I found growing up really hard. My parents had a job in the church where they had to move around a lot. Moving house would always take place in June, so it was either around my birthday, or there would be exams that I would be taking. It was close to the end of the academic year too, so I would be starting a new school when there was only 6 weeks left until the summer holidays. Starting a new school is not easy, but when everyone else has already had a chance to make friends and get settled, I had no chance. I was quickly made into the ideal target for others to fire names at. To start off with, the name calling didn’t really matter. But children are so persistent that eventually they hit the target. Name calling then turns into ‘accidentally’ knocking over, which then turns into threats of being beaten up after school. I was so scared some days to leave school and walk home, or even go out into the play ground at lunch time. I felt really alone at school, and looking back now I see that I didn’t have any true friends…you know, the friends that you can rely on to give you a hug when you needed one, or to make you laugh uncontrollably.

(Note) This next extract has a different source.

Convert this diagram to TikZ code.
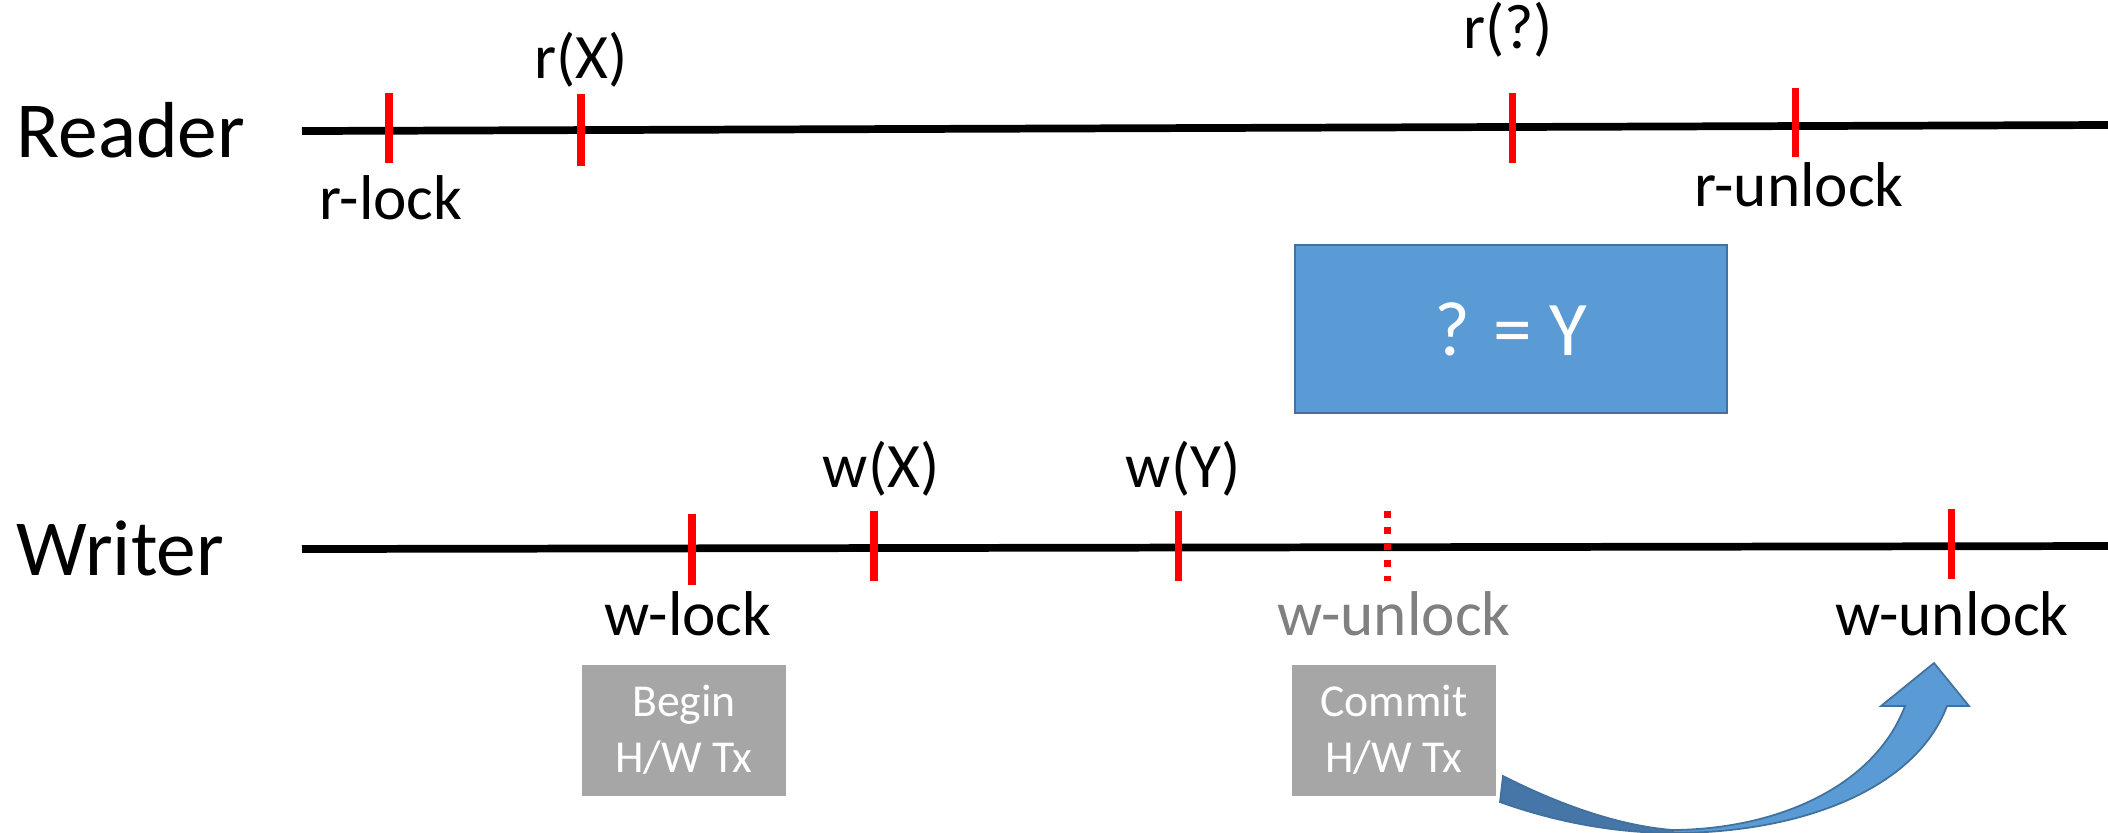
\documentclass[tikz,border=0pt]{standalone}
\usepackage{fontspec}
\setmainfont{Carlito}
\definecolor{tickred}{RGB}{255,0,0}
\definecolor{boxblue}{RGB}{91,155,213}
\definecolor{boxblueedge}{RGB}{65,113,156}
\definecolor{boxgray}{RGB}{166,166,166}
\definecolor{txtgray}{RGB}{128,128,128}
\definecolor{arrowdark}{RGB}{70,117,168}
\begin{document}
\begin{tikzpicture}[x=0.1mm,y=-0.1mm,
  timeline/.style={line width=2.2pt, black},
  tickmark/.style={line width=2pt, tickred},
  dashtick/.style={line width=2pt, tickred, dash pattern=on 2pt off 2.6pt},
  lbl/.style={font=\fontsize{18}{21}\selectfont, inner sep=0pt, anchor=base},
  actor/.style={font=\fontsize{22.6}{27}\selectfont, inner sep=0pt, anchor=base west},
  graybox/.style={fill=boxgray, text=white, align=center, inner sep=0pt,
    font=\fontsize{13}{16}\selectfont, minimum width=20.4mm, minimum height=13.1mm},
  bluebox/.style={fill=boxblue, draw=boxblueedge, line width=0.8pt, text=white,
    font=\fontsize{22}{26}\selectfont, minimum width=43.2mm, minimum height=16.8mm},
  blockarrow/.style={fill=boxblue, draw=boxblueedge, line width=0.5pt},
  blockback/.style={fill=arrowdark, draw=boxblueedge, line width=0.5pt},
]
\useasboundingbox (0,0) rectangle (2108,832);

% actors
\node[actor] (reader) at (16,157) {Reader};
\node[actor] (writer) at (16,575) {Writer};

% time lines
\coordinate (rs) at (302,131);
\coordinate (re) at (2108,125);
\coordinate (ws) at (302,549);
\coordinate (we) at (2108,546);
\draw[timeline] (rs) -- (re);
\draw[timeline] (ws) -- (we);

% reader ticks
\coordinate (t1a) at (389,93);  \coordinate (t1b) at (389,163);
\coordinate (t2a) at (581,94);  \coordinate (t2b) at (581,166);
\coordinate (t3a) at (1512,93); \coordinate (t3b) at (1512,163);
\coordinate (t4a) at (1795,88); \coordinate (t4b) at (1795,157);
\draw[tickmark] (t1a) -- (t1b);
\draw[tickmark] (t2a) -- (t2b);
\draw[tickmark] (t3a) -- (t3b);
\draw[tickmark] (t4a) -- (t4b);

\node[lbl] (rlock) at (391,219) {r-lock};
\node[lbl] (rx) at (581,78) {r(X)};
\node[lbl] (rq) at (1508,48) {r(?)};
\node[lbl] (runlock) at (1799,206) {r-unlock};

% writer ticks
\coordinate (u1a) at (692,514);  \coordinate (u1b) at (692,585);
\coordinate (u2a) at (874,511);  \coordinate (u2b) at (874,581);
\coordinate (u3a) at (1178,511); \coordinate (u3b) at (1178,581);
\coordinate (u4a) at (1387,511); \coordinate (u4b) at (1387,581);
\coordinate (u5a) at (1951,509); \coordinate (u5b) at (1951,579);
\draw[tickmark] (u1a) -- (u1b);
\draw[tickmark] (u2a) -- (u2b);
\draw[tickmark] (u3a) -- (u3b);
\draw[dashtick] (u4a) -- (u4b);
\draw[tickmark] (u5a) -- (u5b);

\node[lbl] (wlock) at (688,635) {w-lock};
\node[lbl] (wx) at (881,487) {w(X)};
\node[lbl] (wy) at (1183,487) {w(Y)};
\node[lbl, text=txtgray] (wunlockg) at (1394,635) {w-unlock};
\node[lbl] (wunlock) at (1952,635) {w-unlock};

% boxes
\node[bluebox] (eq) at (1511,329) {? = Y};
\node[graybox] (begin) at (684,730) {Begin\\H/W Tx};
\node[graybox] (commit) at (1394,730) {Commit\\H/W Tx};

% curved block arrow: front (light) part
\draw[blockarrow] (1673,833) .. controls (1800,833) and (1915,790) .. (1947,706)
  -- (1969,706) -- (1934,663) -- (1881,706) -- (1905,706)
  .. controls (1875,785) and (1780,829) .. (1673,830) -- cycle;
% back (dark) part near the tail
\draw[blockback] (1503,776) .. controls (1560,805) and (1620,826) .. (1673,830)
  -- (1673,833) .. controls (1610,833) and (1550,820) .. (1500,802) -- cycle;
\end{tikzpicture}
\end{document}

I wish that I had someone like Jennifer back than to say to me what I am reading now.
“You don’t find happiness by being the best version of someone else. You find happiness by being the best version of you”.
How revealing is this? It really opened up my eyes to a whole new concept. How many of us are going around in life thinking about that child back at school? How many of us look back and compare ourselves to our ‘friends’? How many of us look to what someone great is doing and wish that we could be more like them? I do!
Do you know what? There is only one of me! No one else can write the poems the way I write them…or arrange music the way I arrange it…or play my instrument the way that I play it. Hey! Go me with the compliment giving to myself! I still need to do a little more ‘soul searching’ though. I know that I am not fully there yet with the “hey-Lynne-you-are-fabulous” type feeling, but I am on the right way to getting there.